----- COLLECTED DATA
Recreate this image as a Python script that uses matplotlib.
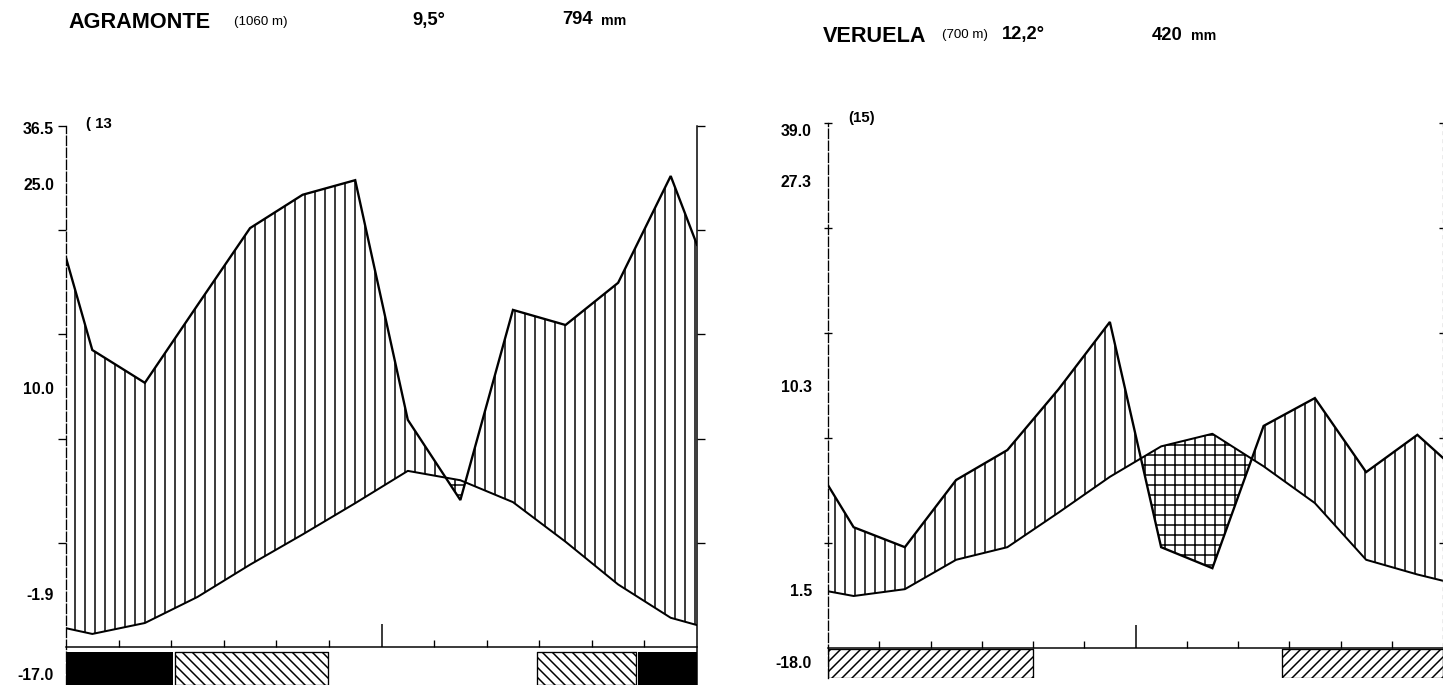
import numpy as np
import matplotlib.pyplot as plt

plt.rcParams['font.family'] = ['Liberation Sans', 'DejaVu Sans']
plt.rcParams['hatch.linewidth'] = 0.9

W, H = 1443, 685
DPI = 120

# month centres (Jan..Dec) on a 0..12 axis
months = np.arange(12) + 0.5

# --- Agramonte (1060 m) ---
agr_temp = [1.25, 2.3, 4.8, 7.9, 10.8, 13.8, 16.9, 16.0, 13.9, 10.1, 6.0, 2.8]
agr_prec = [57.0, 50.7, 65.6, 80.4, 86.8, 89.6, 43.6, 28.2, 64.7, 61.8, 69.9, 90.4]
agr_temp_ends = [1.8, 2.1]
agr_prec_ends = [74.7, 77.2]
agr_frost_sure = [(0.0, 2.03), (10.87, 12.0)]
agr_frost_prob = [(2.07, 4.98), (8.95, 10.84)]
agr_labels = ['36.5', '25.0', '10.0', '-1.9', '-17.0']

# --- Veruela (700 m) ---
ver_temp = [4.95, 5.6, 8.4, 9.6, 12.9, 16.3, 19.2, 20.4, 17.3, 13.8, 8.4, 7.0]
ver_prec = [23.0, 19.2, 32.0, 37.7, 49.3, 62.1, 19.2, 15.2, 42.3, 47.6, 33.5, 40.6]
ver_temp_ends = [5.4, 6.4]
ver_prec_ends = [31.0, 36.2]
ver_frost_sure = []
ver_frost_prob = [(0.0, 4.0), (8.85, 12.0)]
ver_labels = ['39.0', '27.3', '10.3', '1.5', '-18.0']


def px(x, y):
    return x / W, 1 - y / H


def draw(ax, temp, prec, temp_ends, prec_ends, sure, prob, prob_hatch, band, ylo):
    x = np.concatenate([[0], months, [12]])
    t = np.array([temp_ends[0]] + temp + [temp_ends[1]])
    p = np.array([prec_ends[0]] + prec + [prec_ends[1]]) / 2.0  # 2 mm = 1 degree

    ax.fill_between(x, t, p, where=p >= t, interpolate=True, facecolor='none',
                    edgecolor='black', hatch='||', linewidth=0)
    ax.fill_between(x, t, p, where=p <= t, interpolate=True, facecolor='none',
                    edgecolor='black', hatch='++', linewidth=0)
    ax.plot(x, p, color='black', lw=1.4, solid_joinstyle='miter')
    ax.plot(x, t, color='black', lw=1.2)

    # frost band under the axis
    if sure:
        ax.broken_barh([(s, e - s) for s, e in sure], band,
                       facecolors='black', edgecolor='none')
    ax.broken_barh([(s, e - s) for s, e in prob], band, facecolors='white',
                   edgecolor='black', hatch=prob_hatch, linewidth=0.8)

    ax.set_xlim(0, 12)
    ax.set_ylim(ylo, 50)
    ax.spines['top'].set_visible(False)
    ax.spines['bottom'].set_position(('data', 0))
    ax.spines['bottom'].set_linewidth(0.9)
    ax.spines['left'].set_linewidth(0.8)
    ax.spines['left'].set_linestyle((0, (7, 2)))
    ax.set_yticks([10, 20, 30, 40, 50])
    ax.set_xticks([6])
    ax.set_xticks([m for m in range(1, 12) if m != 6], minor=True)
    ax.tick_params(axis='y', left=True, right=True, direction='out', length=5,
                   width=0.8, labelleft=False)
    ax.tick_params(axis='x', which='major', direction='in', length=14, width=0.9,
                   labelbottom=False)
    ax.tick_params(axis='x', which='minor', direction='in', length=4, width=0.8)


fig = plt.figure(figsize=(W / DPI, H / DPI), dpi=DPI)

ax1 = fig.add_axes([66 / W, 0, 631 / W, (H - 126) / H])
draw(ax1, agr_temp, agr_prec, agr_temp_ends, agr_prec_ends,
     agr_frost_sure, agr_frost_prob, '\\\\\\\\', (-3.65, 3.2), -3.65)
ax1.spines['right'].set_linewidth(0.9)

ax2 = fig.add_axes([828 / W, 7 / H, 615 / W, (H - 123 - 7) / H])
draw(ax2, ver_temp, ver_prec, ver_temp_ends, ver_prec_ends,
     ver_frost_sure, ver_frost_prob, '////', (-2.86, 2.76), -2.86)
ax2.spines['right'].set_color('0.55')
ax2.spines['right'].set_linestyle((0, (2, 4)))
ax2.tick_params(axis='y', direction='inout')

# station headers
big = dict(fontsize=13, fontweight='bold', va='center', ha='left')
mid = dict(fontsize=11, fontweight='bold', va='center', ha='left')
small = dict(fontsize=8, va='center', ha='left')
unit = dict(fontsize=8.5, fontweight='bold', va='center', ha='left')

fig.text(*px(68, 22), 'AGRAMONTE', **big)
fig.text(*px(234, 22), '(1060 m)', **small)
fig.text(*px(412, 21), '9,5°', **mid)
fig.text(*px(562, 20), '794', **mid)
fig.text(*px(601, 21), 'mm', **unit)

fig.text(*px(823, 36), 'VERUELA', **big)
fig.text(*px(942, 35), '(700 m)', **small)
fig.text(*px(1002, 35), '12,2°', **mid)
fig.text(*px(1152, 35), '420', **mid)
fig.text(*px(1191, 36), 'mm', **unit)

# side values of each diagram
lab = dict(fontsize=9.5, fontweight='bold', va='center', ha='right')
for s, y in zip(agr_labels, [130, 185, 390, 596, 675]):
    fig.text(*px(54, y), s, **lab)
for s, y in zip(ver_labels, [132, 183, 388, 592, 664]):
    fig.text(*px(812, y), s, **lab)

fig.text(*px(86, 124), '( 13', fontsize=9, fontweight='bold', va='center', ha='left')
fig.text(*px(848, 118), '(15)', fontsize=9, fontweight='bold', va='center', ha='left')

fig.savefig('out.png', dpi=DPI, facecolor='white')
----------
▸ TASK TO CARRY OUT
Every line above should be repeated exactly; pictures stay out of the copy.

▸ REPLY TO THE TASK
Recreate this image as a Python script that uses matplotlib.
import numpy as np
import matplotlib.pyplot as plt

plt.rcParams['font.family'] = ['Liberation Sans', 'DejaVu Sans']
plt.rcParams['hatch.linewidth'] = 0.9

W, H = 1443, 685
DPI = 120

# month centres (Jan..Dec) on a 0..12 axis
months = np.arange(12) + 0.5

# --- Agramonte (1060 m) ---
agr_temp = [1.25, 2.3, 4.8, 7.9, 10.8, 13.8, 16.9, 16.0, 13.9, 10.1, 6.0, 2.8]
agr_prec = [57.0, 50.7, 65.6, 80.4, 86.8, 89.6, 43.6, 28.2, 64.7, 61.8, 69.9, 90.4]
agr_temp_ends = [1.8, 2.1]
agr_prec_ends = [74.7, 77.2]
agr_frost_sure = [(0.0, 2.03), (10.87, 12.0)]
agr_frost_prob = [(2.07, 4.98), (8.95, 10.84)]
agr_labels = ['36.5', '25.0', '10.0', '-1.9', '-17.0']

# --- Veruela (700 m) ---
ver_temp = [4.95, 5.6, 8.4, 9.6, 12.9, 16.3, 19.2, 20.4, 17.3, 13.8, 8.4, 7.0]
ver_prec = [23.0, 19.2, 32.0, 37.7, 49.3, 62.1, 19.2, 15.2, 42.3, 47.6, 33.5, 40.6]
ver_temp_ends = [5.4, 6.4]
ver_prec_ends = [31.0, 36.2]
ver_frost_sure = []
ver_frost_prob = [(0.0, 4.0), (8.85, 12.0)]
ver_labels = ['39.0', '27.3', '10.3', '1.5', '-18.0']


def px(x, y):
    return x / W, 1 - y / H


def draw(ax, temp, prec, temp_ends, prec_ends, sure, prob, prob_hatch, band, ylo):
    x = np.concatenate([[0], months, [12]])
    t = np.array([temp_ends[0]] + temp + [temp_ends[1]])
    p = np.array([prec_ends[0]] + prec + [prec_ends[1]]) / 2.0  # 2 mm = 1 degree

    ax.fill_between(x, t, p, where=p >= t, interpolate=True, facecolor='none',
                    edgecolor='black', hatch='||', linewidth=0)
    ax.fill_between(x, t, p, where=p <= t, interpolate=True, facecolor='none',
                    edgecolor='black', hatch='++', linewidth=0)
    ax.plot(x, p, color='black', lw=1.4, solid_joinstyle='miter')
    ax.plot(x, t, color='black', lw=1.2)

    # frost band under the axis
    if sure:
        ax.broken_barh([(s, e - s) for s, e in sure], band,
                       facecolors='black', edgecolor='none')
    ax.broken_barh([(s, e - s) for s, e in prob], band, facecolors='white',
                   edgecolor='black', hatch=prob_hatch, linewidth=0.8)

    ax.set_xlim(0, 12)
    ax.set_ylim(ylo, 50)
    ax.spines['top'].set_visible(False)
    ax.spines['bottom'].set_position(('data', 0))
    ax.spines['bottom'].set_linewidth(0.9)
    ax.spines['left'].set_linewidth(0.8)
    ax.spines['left'].set_linestyle((0, (7, 2)))
    ax.set_yticks([10, 20, 30, 40, 50])
    ax.set_xticks([6])
    ax.set_xticks([m for m in range(1, 12) if m != 6], minor=True)
    ax.tick_params(axis='y', left=True, right=True, direction='out', length=5,
                   width=0.8, labelleft=False)
    ax.tick_params(axis='x', which='major', direction='in', length=14, width=0.9,
                   labelbottom=False)
    ax.tick_params(axis='x', which='minor', direction='in', length=4, width=0.8)


fig = plt.figure(figsize=(W / DPI, H / DPI), dpi=DPI)

ax1 = fig.add_axes([66 / W, 0, 631 / W, (H - 126) / H])
draw(ax1, agr_temp, agr_prec, agr_temp_ends, agr_prec_ends,
     agr_frost_sure, agr_frost_prob, '\\\\\\\\', (-3.65, 3.2), -3.65)
ax1.spines['right'].set_linewidth(0.9)

ax2 = fig.add_axes([828 / W, 7 / H, 615 / W, (H - 123 - 7) / H])
draw(ax2, ver_temp, ver_prec, ver_temp_ends, ver_prec_ends,
     ver_frost_sure, ver_frost_prob, '////', (-2.86, 2.76), -2.86)
ax2.spines['right'].set_color('0.55')
ax2.spines['right'].set_linestyle((0, (2, 4)))
ax2.tick_params(axis='y', direction='inout')

# station headers
big = dict(fontsize=13, fontweight='bold', va='center', ha='left')
mid = dict(fontsize=11, fontweight='bold', va='center', ha='left')
small = dict(fontsize=8, va='center', ha='left')
unit = dict(fontsize=8.5, fontweight='bold', va='center', ha='left')

fig.text(*px(68, 22), 'AGRAMONTE', **big)
fig.text(*px(234, 22), '(1060 m)', **small)
fig.text(*px(412, 21), '9,5°', **mid)
fig.text(*px(562, 20), '794', **mid)
fig.text(*px(601, 21), 'mm', **unit)

fig.text(*px(823, 36), 'VERUELA', **big)
fig.text(*px(942, 35), '(700 m)', **small)
fig.text(*px(1002, 35), '12,2°', **mid)
fig.text(*px(1152, 35), '420', **mid)
fig.text(*px(1191, 36), 'mm', **unit)

# side values of each diagram
lab = dict(fontsize=9.5, fontweight='bold', va='center', ha='right')
for s, y in zip(agr_labels, [130, 185, 390, 596, 675]):
    fig.text(*px(54, y), s, **lab)
for s, y in zip(ver_labels, [132, 183, 388, 592, 664]):
    fig.text(*px(812, y), s, **lab)

fig.text(*px(86, 124), '( 13', fontsize=9, fontweight='bold', va='center', ha='left')
fig.text(*px(848, 118), '(15)', fontsize=9, fontweight='bold', va='center', ha='left')

fig.savefig('out.png', dpi=DPI, facecolor='white')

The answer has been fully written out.